**EXERCISE TASK:**
Please set down all the lines beneath this one exactly, without the pictures.

**DATA BLOCK:**

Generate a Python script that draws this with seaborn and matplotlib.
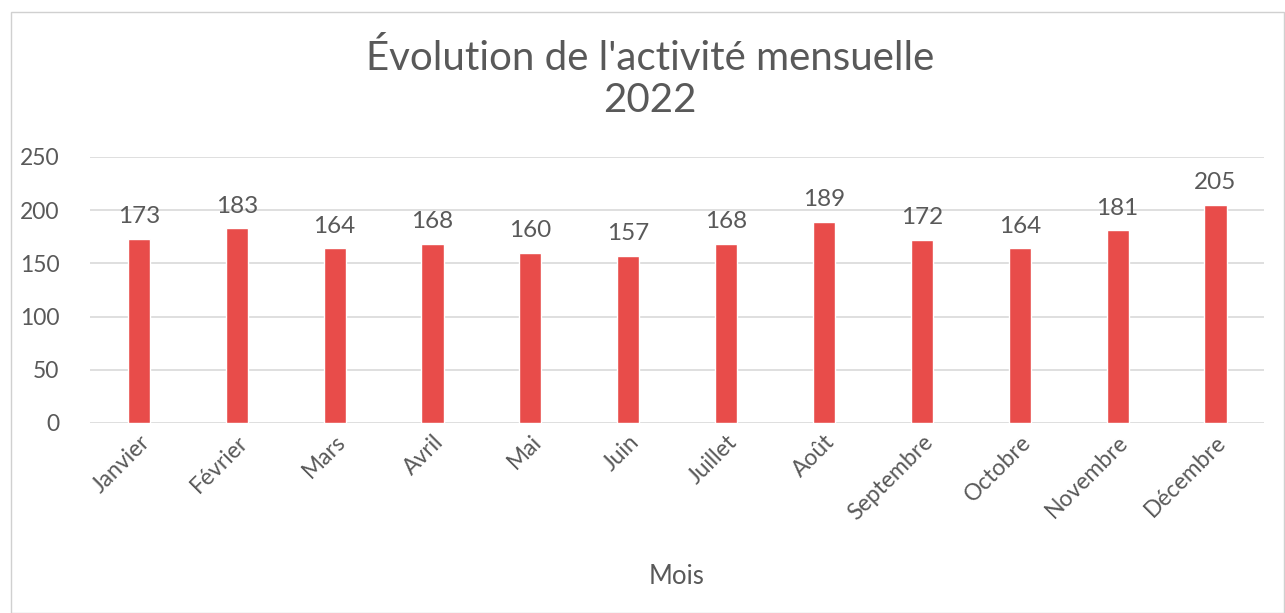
import matplotlib
matplotlib.use("Agg")
import matplotlib.pyplot as plt
import seaborn as sns
import pandas as pd
from matplotlib.patches import Rectangle

mois = ['Janvier', 'Février', 'Mars', 'Avril', 'Mai', 'Juin', 'Juillet', 'Août',
        'Septembre', 'Octobre', 'Novembre', 'Décembre']
activite = [173, 183, 164, 168, 160, 157, 168, 189, 172, 164, 181, 205]
yticks = [0, 50, 100, 150, 200, 250]

df = pd.DataFrame({'Mois': mois, 'Activité': activite})

sns.set_style('white')
plt.rcParams['font.family'] = ['Lato', 'DejaVu Sans']
grey = '#595959'

fig = plt.figure(figsize=(12.85, 6.13), dpi=100)
ax = fig.add_axes([0.070, 0.310, 0.914, 0.434])

sns.barplot(data=df, x='Mois', y='Activité', color='#E84C4A', saturation=1,
            width=0.225, ax=ax, zorder=3)

for i, v in enumerate(activite):
    ax.text(i, v + 11, str(v), ha='center', va='bottom', fontsize=17.5, color=grey)

ax.set_ylim(0, 250)
ax.set_yticks(yticks)
ax.set_xlim(-0.5, len(mois) - 0.5)
ax.yaxis.grid(True, color='#D9D9D9', lw=1.2, zorder=0)
ax.xaxis.grid(False)
for s in ax.spines.values():
    s.set_visible(False)
ax.tick_params(axis='y', length=0, pad=22, labelsize=16.5, labelcolor=grey)
ax.tick_params(axis='x', length=0, pad=6, labelsize=16.5, labelcolor=grey)
plt.setp(ax.get_xticklabels(), rotation=45, ha='right', rotation_mode='anchor')
ax.set_ylabel('')
ax.set_xlabel('')

fig.text(677 / 1285, 1 - 577 / 613, 'Mois', ha='center', va='center',
         fontsize=18.5, color=grey)
fig.text(0.506, 1 - 79 / 613, "Évolution de l'activité mensuelle\n2022", ha='center',
         va='center', fontsize=29, color=grey, linespacing=1.2)

fig.patches.append(Rectangle((11 / 1285, 0), 1 - 11 / 1285 - 0.001, 1 - 12 / 613,
                             transform=fig.transFigure, fill=False,
                             edgecolor='#D0D0D0', lw=1))

fig.savefig('out.png', dpi=100)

**COMPLETE RESPONSE:**
Generate a Python script that draws this with seaborn and matplotlib.
import matplotlib
matplotlib.use("Agg")
import matplotlib.pyplot as plt
import seaborn as sns
import pandas as pd
from matplotlib.patches import Rectangle

mois = ['Janvier', 'Février', 'Mars', 'Avril', 'Mai', 'Juin', 'Juillet', 'Août',
        'Septembre', 'Octobre', 'Novembre', 'Décembre']
activite = [173, 183, 164, 168, 160, 157, 168, 189, 172, 164, 181, 205]
yticks = [0, 50, 100, 150, 200, 250]

df = pd.DataFrame({'Mois': mois, 'Activité': activite})

sns.set_style('white')
plt.rcParams['font.family'] = ['Lato', 'DejaVu Sans']
grey = '#595959'

fig = plt.figure(figsize=(12.85, 6.13), dpi=100)
ax = fig.add_axes([0.070, 0.310, 0.914, 0.434])

sns.barplot(data=df, x='Mois', y='Activité', color='#E84C4A', saturation=1,
            width=0.225, ax=ax, zorder=3)

for i, v in enumerate(activite):
    ax.text(i, v + 11, str(v), ha='center', va='bottom', fontsize=17.5, color=grey)

ax.set_ylim(0, 250)
ax.set_yticks(yticks)
ax.set_xlim(-0.5, len(mois) - 0.5)
ax.yaxis.grid(True, color='#D9D9D9', lw=1.2, zorder=0)
ax.xaxis.grid(False)
for s in ax.spines.values():
    s.set_visible(False)
ax.tick_params(axis='y', length=0, pad=22, labelsize=16.5, labelcolor=grey)
ax.tick_params(axis='x', length=0, pad=6, labelsize=16.5, labelcolor=grey)
plt.setp(ax.get_xticklabels(), rotation=45, ha='right', rotation_mode='anchor')
ax.set_ylabel('')
ax.set_xlabel('')

fig.text(677 / 1285, 1 - 577 / 613, 'Mois', ha='center', va='center',
         fontsize=18.5, color=grey)
fig.text(0.506, 1 - 79 / 613, "Évolution de l'activité mensuelle\n2022", ha='center',
         va='center', fontsize=29, color=grey, linespacing=1.2)

fig.patches.append(Rectangle((11 / 1285, 0), 1 - 11 / 1285 - 0.001, 1 - 12 / 613,
                             transform=fig.transFigure, fill=False,
                             edgecolor='#D0D0D0', lw=1))

fig.savefig('out.png', dpi=100)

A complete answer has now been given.